__SET EXERCISE__: Of all the lines in the material, how many include the word "that"? Reply with the number alone.

__DATA EXTRACT__:

-- start --

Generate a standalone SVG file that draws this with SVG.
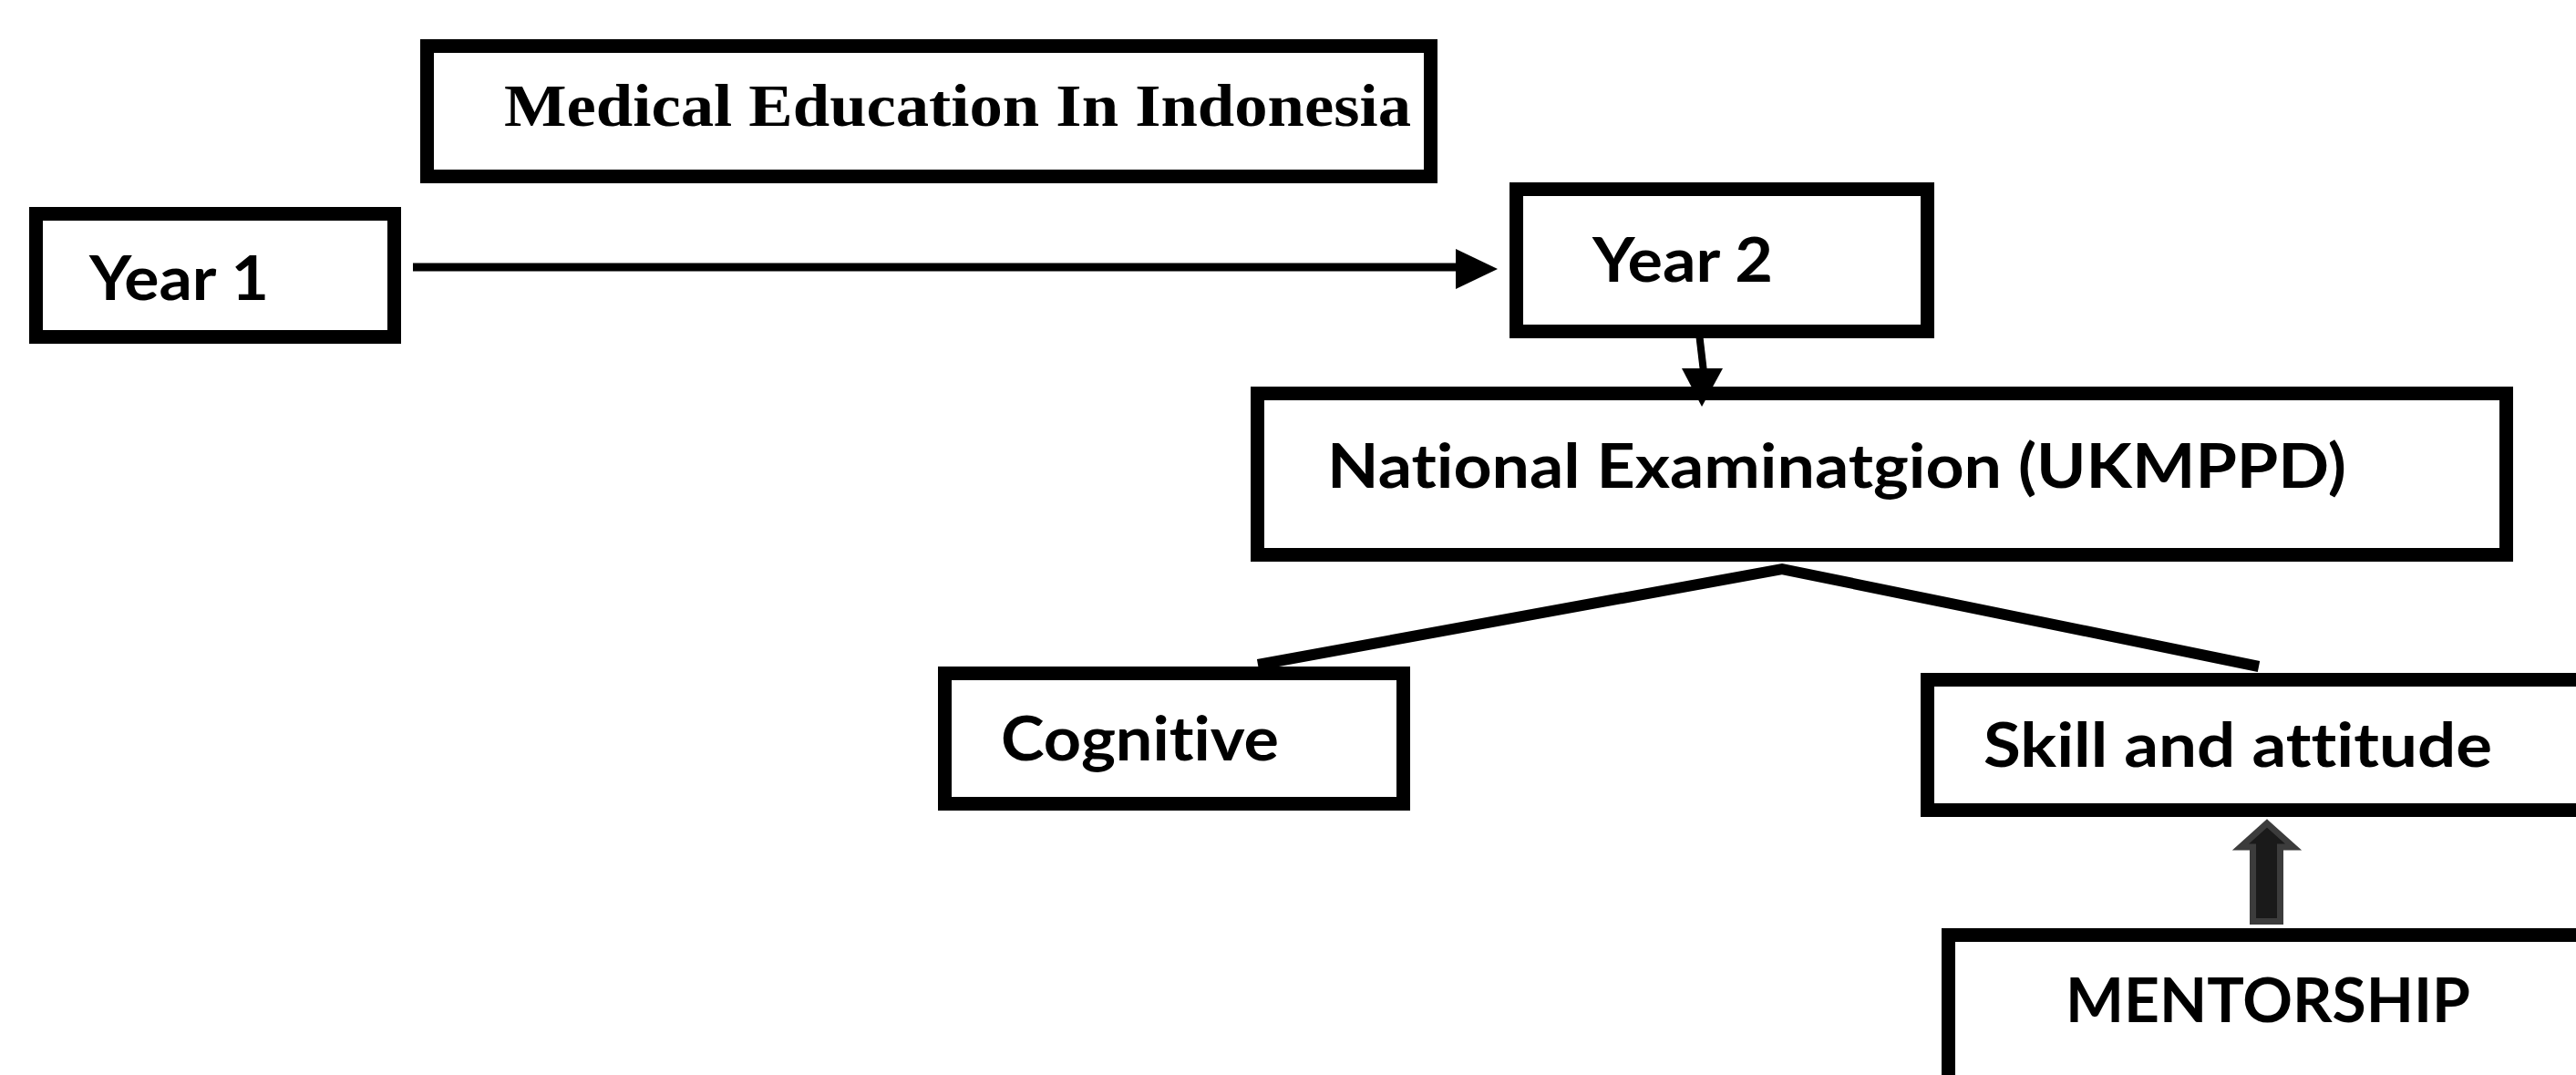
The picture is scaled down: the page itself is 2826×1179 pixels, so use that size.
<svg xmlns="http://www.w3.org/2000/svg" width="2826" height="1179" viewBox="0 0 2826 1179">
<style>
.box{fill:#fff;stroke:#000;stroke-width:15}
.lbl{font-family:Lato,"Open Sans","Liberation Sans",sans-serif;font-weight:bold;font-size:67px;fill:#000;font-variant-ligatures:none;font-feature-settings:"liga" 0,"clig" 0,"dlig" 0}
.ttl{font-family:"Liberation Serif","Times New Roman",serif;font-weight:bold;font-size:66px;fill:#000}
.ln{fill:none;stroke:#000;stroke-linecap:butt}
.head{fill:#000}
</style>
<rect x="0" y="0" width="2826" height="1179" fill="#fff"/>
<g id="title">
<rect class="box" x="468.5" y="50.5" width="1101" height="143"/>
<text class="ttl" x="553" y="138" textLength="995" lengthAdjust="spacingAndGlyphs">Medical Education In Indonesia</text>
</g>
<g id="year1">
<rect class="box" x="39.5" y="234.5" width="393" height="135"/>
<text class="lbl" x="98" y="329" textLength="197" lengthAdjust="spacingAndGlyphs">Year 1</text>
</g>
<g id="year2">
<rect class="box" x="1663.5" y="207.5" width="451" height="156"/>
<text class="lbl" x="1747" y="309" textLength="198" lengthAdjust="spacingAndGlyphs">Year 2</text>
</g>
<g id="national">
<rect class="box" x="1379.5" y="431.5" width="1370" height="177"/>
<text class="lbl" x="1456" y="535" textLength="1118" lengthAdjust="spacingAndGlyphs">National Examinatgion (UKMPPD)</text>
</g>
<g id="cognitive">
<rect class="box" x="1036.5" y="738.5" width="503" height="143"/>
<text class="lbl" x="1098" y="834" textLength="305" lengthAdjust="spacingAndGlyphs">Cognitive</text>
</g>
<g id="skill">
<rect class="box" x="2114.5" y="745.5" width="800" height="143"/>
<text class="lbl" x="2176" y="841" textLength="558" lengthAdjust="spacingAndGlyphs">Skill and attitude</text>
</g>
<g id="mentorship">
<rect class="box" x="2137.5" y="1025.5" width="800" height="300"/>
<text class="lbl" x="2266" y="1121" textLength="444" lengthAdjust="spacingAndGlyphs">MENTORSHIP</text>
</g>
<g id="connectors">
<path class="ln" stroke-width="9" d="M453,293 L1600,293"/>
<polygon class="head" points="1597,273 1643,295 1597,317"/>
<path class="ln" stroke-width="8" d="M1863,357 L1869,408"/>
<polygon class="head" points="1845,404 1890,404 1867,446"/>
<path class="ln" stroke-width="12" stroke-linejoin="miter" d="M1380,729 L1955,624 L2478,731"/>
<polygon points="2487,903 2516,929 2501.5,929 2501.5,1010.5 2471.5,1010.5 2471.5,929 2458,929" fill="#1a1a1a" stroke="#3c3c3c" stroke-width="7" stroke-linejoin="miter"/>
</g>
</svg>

-- end --

__SOLUTION FOR THIS EXERCISE__: 2